◆ **Given task**
Only the lines from the start up to and including the line containing "const sq = (fill)" should be repeated, word for word.

◆ **Supplied information**

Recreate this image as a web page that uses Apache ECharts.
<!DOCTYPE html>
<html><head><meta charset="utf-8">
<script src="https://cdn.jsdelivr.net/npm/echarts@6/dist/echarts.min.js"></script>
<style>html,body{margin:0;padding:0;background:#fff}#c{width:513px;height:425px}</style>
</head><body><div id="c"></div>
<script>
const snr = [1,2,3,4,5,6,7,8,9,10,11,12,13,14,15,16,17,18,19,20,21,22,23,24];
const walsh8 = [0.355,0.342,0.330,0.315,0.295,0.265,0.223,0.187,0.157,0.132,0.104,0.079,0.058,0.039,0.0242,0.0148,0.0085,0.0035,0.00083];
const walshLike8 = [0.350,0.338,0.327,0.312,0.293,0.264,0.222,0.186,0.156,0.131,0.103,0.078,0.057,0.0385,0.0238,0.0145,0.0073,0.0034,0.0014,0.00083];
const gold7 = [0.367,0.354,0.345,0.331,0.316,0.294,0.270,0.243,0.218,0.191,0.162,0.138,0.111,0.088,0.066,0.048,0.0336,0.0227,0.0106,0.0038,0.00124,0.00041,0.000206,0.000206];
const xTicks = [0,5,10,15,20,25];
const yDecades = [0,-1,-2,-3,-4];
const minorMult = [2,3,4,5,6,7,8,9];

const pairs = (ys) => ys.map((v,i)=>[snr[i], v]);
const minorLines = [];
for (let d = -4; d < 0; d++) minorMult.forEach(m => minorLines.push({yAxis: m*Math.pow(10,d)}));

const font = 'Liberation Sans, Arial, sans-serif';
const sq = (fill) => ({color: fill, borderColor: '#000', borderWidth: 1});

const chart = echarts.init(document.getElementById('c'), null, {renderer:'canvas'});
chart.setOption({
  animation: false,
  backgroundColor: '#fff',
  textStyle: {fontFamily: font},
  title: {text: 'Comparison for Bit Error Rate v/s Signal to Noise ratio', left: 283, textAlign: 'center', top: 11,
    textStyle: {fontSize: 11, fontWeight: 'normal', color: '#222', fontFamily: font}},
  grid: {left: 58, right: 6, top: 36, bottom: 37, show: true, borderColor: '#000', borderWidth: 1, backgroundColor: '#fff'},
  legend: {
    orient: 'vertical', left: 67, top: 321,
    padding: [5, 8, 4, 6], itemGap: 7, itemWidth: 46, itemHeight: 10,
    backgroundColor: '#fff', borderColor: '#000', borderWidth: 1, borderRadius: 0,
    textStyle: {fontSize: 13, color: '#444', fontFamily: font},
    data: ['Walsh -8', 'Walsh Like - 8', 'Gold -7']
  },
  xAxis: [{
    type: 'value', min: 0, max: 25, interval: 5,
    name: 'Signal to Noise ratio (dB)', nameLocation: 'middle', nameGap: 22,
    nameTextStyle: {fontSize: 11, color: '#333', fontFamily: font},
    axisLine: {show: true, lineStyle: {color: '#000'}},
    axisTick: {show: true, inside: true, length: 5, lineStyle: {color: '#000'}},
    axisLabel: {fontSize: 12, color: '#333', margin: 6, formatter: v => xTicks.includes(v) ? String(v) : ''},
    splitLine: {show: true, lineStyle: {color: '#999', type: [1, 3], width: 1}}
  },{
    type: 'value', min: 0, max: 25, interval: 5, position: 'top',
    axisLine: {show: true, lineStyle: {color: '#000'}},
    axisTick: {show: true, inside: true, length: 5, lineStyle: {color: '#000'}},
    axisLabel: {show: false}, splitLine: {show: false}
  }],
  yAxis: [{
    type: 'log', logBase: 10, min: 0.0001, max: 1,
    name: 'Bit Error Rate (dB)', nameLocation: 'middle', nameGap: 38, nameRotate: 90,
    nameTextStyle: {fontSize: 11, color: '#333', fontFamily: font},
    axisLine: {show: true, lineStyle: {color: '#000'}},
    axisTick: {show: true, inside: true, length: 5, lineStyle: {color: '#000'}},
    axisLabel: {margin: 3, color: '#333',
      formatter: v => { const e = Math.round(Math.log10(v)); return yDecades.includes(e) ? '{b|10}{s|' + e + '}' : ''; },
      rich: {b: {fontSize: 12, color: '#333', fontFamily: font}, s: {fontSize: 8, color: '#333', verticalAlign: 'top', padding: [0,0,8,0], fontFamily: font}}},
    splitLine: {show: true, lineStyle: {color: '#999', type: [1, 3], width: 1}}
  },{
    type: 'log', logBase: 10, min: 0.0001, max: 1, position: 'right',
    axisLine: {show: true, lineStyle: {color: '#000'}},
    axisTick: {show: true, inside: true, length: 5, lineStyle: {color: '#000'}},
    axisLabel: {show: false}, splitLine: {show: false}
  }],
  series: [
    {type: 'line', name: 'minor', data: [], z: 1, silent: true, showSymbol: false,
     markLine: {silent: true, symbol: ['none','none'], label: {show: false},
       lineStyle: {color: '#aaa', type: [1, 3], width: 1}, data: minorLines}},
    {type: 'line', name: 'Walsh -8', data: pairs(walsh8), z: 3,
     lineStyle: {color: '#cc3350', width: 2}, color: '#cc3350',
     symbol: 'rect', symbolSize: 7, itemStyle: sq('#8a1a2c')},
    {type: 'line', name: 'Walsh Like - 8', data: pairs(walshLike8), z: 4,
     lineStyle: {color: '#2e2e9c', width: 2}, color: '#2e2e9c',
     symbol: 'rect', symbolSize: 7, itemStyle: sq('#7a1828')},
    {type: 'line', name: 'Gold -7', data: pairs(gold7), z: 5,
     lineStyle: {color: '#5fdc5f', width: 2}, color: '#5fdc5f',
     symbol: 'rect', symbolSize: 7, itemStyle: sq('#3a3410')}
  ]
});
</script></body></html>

◆ **Final answer**
Recreate this image as a web page that uses Apache ECharts.
<!DOCTYPE html>
<html><head><meta charset="utf-8">
<script src="https://cdn.jsdelivr.net/npm/echarts@6/dist/echarts.min.js"></script>
<style>html,body{margin:0;padding:0;background:#fff}#c{width:513px;height:425px}</style>
</head><body><div id="c"></div>
<script>
const snr = [1,2,3,4,5,6,7,8,9,10,11,12,13,14,15,16,17,18,19,20,21,22,23,24];
const walsh8 = [0.355,0.342,0.330,0.315,0.295,0.265,0.223,0.187,0.157,0.132,0.104,0.079,0.058,0.039,0.0242,0.0148,0.0085,0.0035,0.00083];
const walshLike8 = [0.350,0.338,0.327,0.312,0.293,0.264,0.222,0.186,0.156,0.131,0.103,0.078,0.057,0.0385,0.0238,0.0145,0.0073,0.0034,0.0014,0.00083];
const gold7 = [0.367,0.354,0.345,0.331,0.316,0.294,0.270,0.243,0.218,0.191,0.162,0.138,0.111,0.088,0.066,0.048,0.0336,0.0227,0.0106,0.0038,0.00124,0.00041,0.000206,0.000206];
const xTicks = [0,5,10,15,20,25];
const yDecades = [0,-1,-2,-3,-4];
const minorMult = [2,3,4,5,6,7,8,9];

const pairs = (ys) => ys.map((v,i)=>[snr[i], v]);
const minorLines = [];
for (let d = -4; d < 0; d++) minorMult.forEach(m => minorLines.push({yAxis: m*Math.pow(10,d)}));

const font = 'Liberation Sans, Arial, sans-serif';
const sq = (fill) => ({color: fill, borderColor: '#000', borderWidth: 1});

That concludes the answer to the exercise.